### Aim of the exercise
Faithfully return all lines, omitting every embedded picture.
"""
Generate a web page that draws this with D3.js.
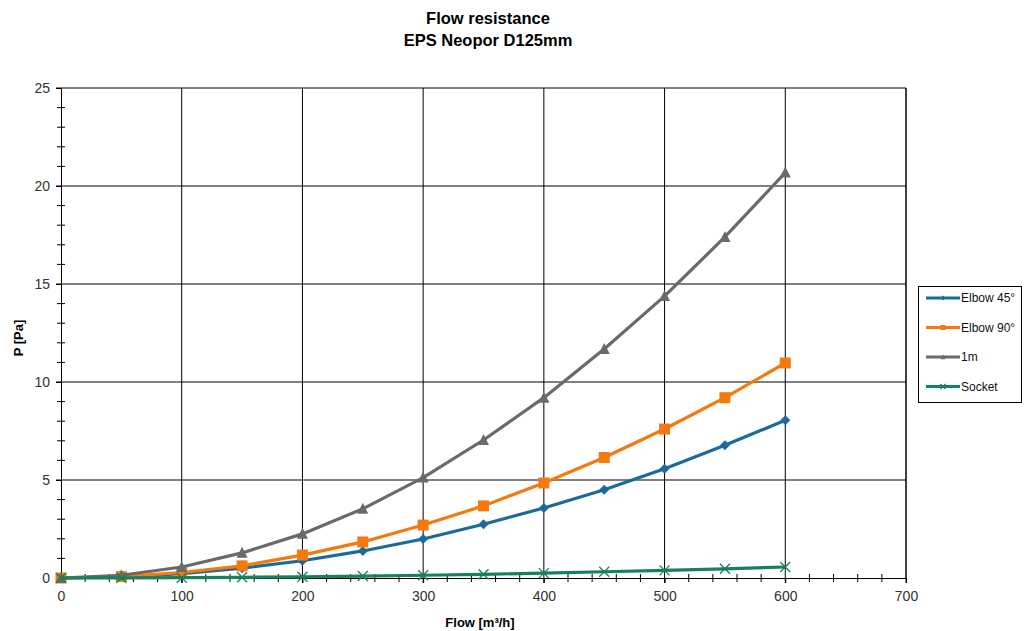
<!DOCTYPE html>
<html><head><meta charset="utf-8">
<script src="https://cdn.jsdelivr.net/npm/d3@7"></script>
<style>body{margin:0;background:#fff}svg{display:block;font-family:"Liberation Sans",Arial,sans-serif}</style>
</head><body><svg id="c" width="1024" height="631"></svg>
<script>
const flow = [0,50,100,150,200,250,300,350,400,450,500,550,600];
const elbow45 = [0,0.05,0.22,0.5,0.88,1.38,1.99,2.74,3.57,4.5,5.57,6.77,8.05];
const elbow90 = [0,0.07,0.28,0.62,1.17,1.84,2.7,3.68,4.85,6.15,7.6,9.2,10.97];
const oneM = [0,0.14,0.56,1.28,2.25,3.53,5.12,7.04,9.2,11.68,14.38,17.4,20.68];
const socket = [0,0.005,0.017,0.035,0.06,0.1,0.14,0.19,0.25,0.32,0.39,0.47,0.56];
const seriesNames = ["Elbow 45°","Elbow 90°","1m","Socket"];
const xTicks = [0,100,200,300,400,500,600,700];
const yTicks = [0,5,10,15,20,25];

const colors = ["#1b6a9c","#f47a10","#6a6a6a","#17815c"];
const shapes = ["diamond","square","triangle","cross"];
const allSeries = [elbow45, elbow90, oneM, socket];

const svg = d3.select("#c");
const L=61,R=906,T=88,B=578;
const x = d3.scaleLinear().domain([0,700]).range([L,R]);
const y = d3.scaleLinear().domain([0,25]).range([B,T]);

const g = svg.append("g");
xTicks.forEach(t=>{ if(t>0) g.append("line").attr("x1",x(t)).attr("x2",x(t)).attr("y1",T).attr("y2",B+5).attr("stroke","#000").attr("stroke-width",1); });
yTicks.forEach(t=>{ if(t>0) g.append("line").attr("x1",L-5).attr("x2",R).attr("y1",y(t)).attr("y2",y(t)).attr("stroke","#000").attr("stroke-width",1); });

d3.range(0,701,20).forEach(t=>{ if(t%100) g.append("line").attr("x1",x(t)).attr("x2",x(t)).attr("y1",B-4).attr("y2",B+4).attr("stroke","#000"); });
d3.range(0,25.01,1).forEach(t=>{ if(t%5) g.append("line").attr("x1",L-4).attr("x2",L+4).attr("y1",y(t)).attr("y2",y(t)).attr("stroke","#000"); });

const xa = svg.append("g").attr("transform",`translate(0,${B})`).call(d3.axisBottom(x).tickValues(xTicks).tickSize(5).tickPadding(5));
const ya = svg.append("g").attr("transform",`translate(${L},0)`).call(d3.axisLeft(y).tickValues(yTicks).tickSize(5).tickPadding(6));
[xa,ya].forEach(a=>{a.select(".domain").attr("stroke","#000");a.selectAll(".tick line").attr("stroke","#000");
 a.selectAll("text").attr("font-size",14).attr("fill","#333").attr("font-family","Liberation Sans, Arial, sans-serif");});
xa.selectAll("text").attr("dy","0.95em");
svg.append("line").attr("x1",R).attr("x2",R).attr("y1",T).attr("y2",B).attr("stroke","#000");

function marker(sel, shape, color, s){
  if(shape==="diamond") sel.append("path").attr("d",`M0,${-s/2}L${s/2},0L0,${s/2}L${-s/2},0Z`).attr("fill",color);
  else if(shape==="square") sel.append("rect").attr("x",-s/2).attr("y",-s/2).attr("width",s).attr("height",s).attr("fill",color);
  else if(shape==="triangle") sel.append("path").attr("d",`M0,${-s*0.55}L${s/2},${s*0.45}L${-s/2},${s*0.45}Z`).attr("fill",color);
  else sel.append("path").attr("d",`M${-s/2},${-s/2}L${s/2},${s/2}M${-s/2},${s/2}L${s/2},${-s/2}`).attr("stroke",color).attr("stroke-width",1.3).attr("fill","none");
}

const line = d3.line().x(d=>x(d[0])).y(d=>y(d[1]));
const sizes = [10,11,11,10];
allSeries.forEach((vals,i)=>{
  const pts = flow.map((f,j)=>[f,vals[j]]);
  svg.append("path").datum(pts).attr("d",line).attr("fill","none").attr("stroke",colors[i]).attr("stroke-width",3.2).attr("stroke-linejoin","round");
  pts.forEach(p=>{ const m=svg.append("g").attr("transform",`translate(${x(p[0])},${y(p[1])})`); marker(m,shapes[i],colors[i],sizes[i]); });
});

svg.append("text").attr("x",488).attr("y",24).attr("text-anchor","middle").attr("font-weight","bold").attr("font-size",16.5).text("Flow resistance");
svg.append("text").attr("x",488).attr("y",46).attr("text-anchor","middle").attr("font-weight","bold").attr("font-size",16.5).text("EPS Neopor D125mm");
svg.append("text").attr("transform","translate(23,338) rotate(-90)").attr("text-anchor","middle").attr("font-weight","bold").attr("font-size",13).text("P [Pa]");
svg.append("text").attr("x",480).attr("y",627).attr("text-anchor","middle").attr("font-weight","bold").attr("font-size",13).text("Flow [m³/h]");

const lg = svg.append("g");
lg.append("rect").attr("x",918.5).attr("y",286.5).attr("width",103).attr("height",116).attr("fill","#fff").attr("stroke","#000").attr("stroke-width",1);
seriesNames.forEach((n,i)=>{
  const yy = 298 + i*29.5;
  lg.append("line").attr("x1",926).attr("x2",960).attr("y1",yy).attr("y2",yy).attr("stroke",colors[i]).attr("stroke-width",3);
  const m = lg.append("g").attr("transform",`translate(943,${yy})`); marker(m,shapes[i],colors[i],5);
  lg.append("text").attr("x",961).attr("y",yy+4).attr("font-size",12).attr("fill","#111").text(n);
});
</script></body></html>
"""
### Output of the exercise
Generate a web page that draws this with D3.js.
<!DOCTYPE html>
<html><head><meta charset="utf-8">
<script src="https://cdn.jsdelivr.net/npm/d3@7"></script>
<style>body{margin:0;background:#fff}svg{display:block;font-family:"Liberation Sans",Arial,sans-serif}</style>
</head><body><svg id="c" width="1024" height="631"></svg>
<script>
const flow = [0,50,100,150,200,250,300,350,400,450,500,550,600];
const elbow45 = [0,0.05,0.22,0.5,0.88,1.38,1.99,2.74,3.57,4.5,5.57,6.77,8.05];
const elbow90 = [0,0.07,0.28,0.62,1.17,1.84,2.7,3.68,4.85,6.15,7.6,9.2,10.97];
const oneM = [0,0.14,0.56,1.28,2.25,3.53,5.12,7.04,9.2,11.68,14.38,17.4,20.68];
const socket = [0,0.005,0.017,0.035,0.06,0.1,0.14,0.19,0.25,0.32,0.39,0.47,0.56];
const seriesNames = ["Elbow 45°","Elbow 90°","1m","Socket"];
const xTicks = [0,100,200,300,400,500,600,700];
const yTicks = [0,5,10,15,20,25];

const colors = ["#1b6a9c","#f47a10","#6a6a6a","#17815c"];
const shapes = ["diamond","square","triangle","cross"];
const allSeries = [elbow45, elbow90, oneM, socket];

const svg = d3.select("#c");
const L=61,R=906,T=88,B=578;
const x = d3.scaleLinear().domain([0,700]).range([L,R]);
const y = d3.scaleLinear().domain([0,25]).range([B,T]);

const g = svg.append("g");
xTicks.forEach(t=>{ if(t>0) g.append("line").attr("x1",x(t)).attr("x2",x(t)).attr("y1",T).attr("y2",B+5).attr("stroke","#000").attr("stroke-width",1); });
yTicks.forEach(t=>{ if(t>0) g.append("line").attr("x1",L-5).attr("x2",R).attr("y1",y(t)).attr("y2",y(t)).attr("stroke","#000").attr("stroke-width",1); });

d3.range(0,701,20).forEach(t=>{ if(t%100) g.append("line").attr("x1",x(t)).attr("x2",x(t)).attr("y1",B-4).attr("y2",B+4).attr("stroke","#000"); });
d3.range(0,25.01,1).forEach(t=>{ if(t%5) g.append("line").attr("x1",L-4).attr("x2",L+4).attr("y1",y(t)).attr("y2",y(t)).attr("stroke","#000"); });

const xa = svg.append("g").attr("transform",`translate(0,${B})`).call(d3.axisBottom(x).tickValues(xTicks).tickSize(5).tickPadding(5));
const ya = svg.append("g").attr("transform",`translate(${L},0)`).call(d3.axisLeft(y).tickValues(yTicks).tickSize(5).tickPadding(6));
[xa,ya].forEach(a=>{a.select(".domain").attr("stroke","#000");a.selectAll(".tick line").attr("stroke","#000");
 a.selectAll("text").attr("font-size",14).attr("fill","#333").attr("font-family","Liberation Sans, Arial, sans-serif");});
xa.selectAll("text").attr("dy","0.95em");
svg.append("line").attr("x1",R).attr("x2",R).attr("y1",T).attr("y2",B).attr("stroke","#000");

function marker(sel, shape, color, s){
  if(shape==="diamond") sel.append("path").attr("d",`M0,${-s/2}L${s/2},0L0,${s/2}L${-s/2},0Z`).attr("fill",color);
  else if(shape==="square") sel.append("rect").attr("x",-s/2).attr("y",-s/2).attr("width",s).attr("height",s).attr("fill",color);
  else if(shape==="triangle") sel.append("path").attr("d",`M0,${-s*0.55}L${s/2},${s*0.45}L${-s/2},${s*0.45}Z`).attr("fill",color);
  else sel.append("path").attr("d",`M${-s/2},${-s/2}L${s/2},${s/2}M${-s/2},${s/2}L${s/2},${-s/2}`).attr("stroke",color).attr("stroke-width",1.3).attr("fill","none");
}

const line = d3.line().x(d=>x(d[0])).y(d=>y(d[1]));
const sizes = [10,11,11,10];
allSeries.forEach((vals,i)=>{
  const pts = flow.map((f,j)=>[f,vals[j]]);
  svg.append("path").datum(pts).attr("d",line).attr("fill","none").attr("stroke",colors[i]).attr("stroke-width",3.2).attr("stroke-linejoin","round");
  pts.forEach(p=>{ const m=svg.append("g").attr("transform",`translate(${x(p[0])},${y(p[1])})`); marker(m,shapes[i],colors[i],sizes[i]); });
});

svg.append("text").attr("x",488).attr("y",24).attr("text-anchor","middle").attr("font-weight","bold").attr("font-size",16.5).text("Flow resistance");
svg.append("text").attr("x",488).attr("y",46).attr("text-anchor","middle").attr("font-weight","bold").attr("font-size",16.5).text("EPS Neopor D125mm");
svg.append("text").attr("transform","translate(23,338) rotate(-90)").attr("text-anchor","middle").attr("font-weight","bold").attr("font-size",13).text("P [Pa]");
svg.append("text").attr("x",480).attr("y",627).attr("text-anchor","middle").attr("font-weight","bold").attr("font-size",13).text("Flow [m³/h]");

const lg = svg.append("g");
lg.append("rect").attr("x",918.5).attr("y",286.5).attr("width",103).attr("height",116).attr("fill","#fff").attr("stroke","#000").attr("stroke-width",1);
seriesNames.forEach((n,i)=>{
  const yy = 298 + i*29.5;
  lg.append("line").attr("x1",926).attr("x2",960).attr("y1",yy).attr("y2",yy).attr("stroke",colors[i]).attr("stroke-width",3);
  const m = lg.append("g").attr("transform",`translate(943,${yy})`); marker(m,shapes[i],colors[i],5);
  lg.append("text").attr("x",961).attr("y",yy+4).attr("font-size",12).attr("fill","#111").text(n);
});
</script></body></html>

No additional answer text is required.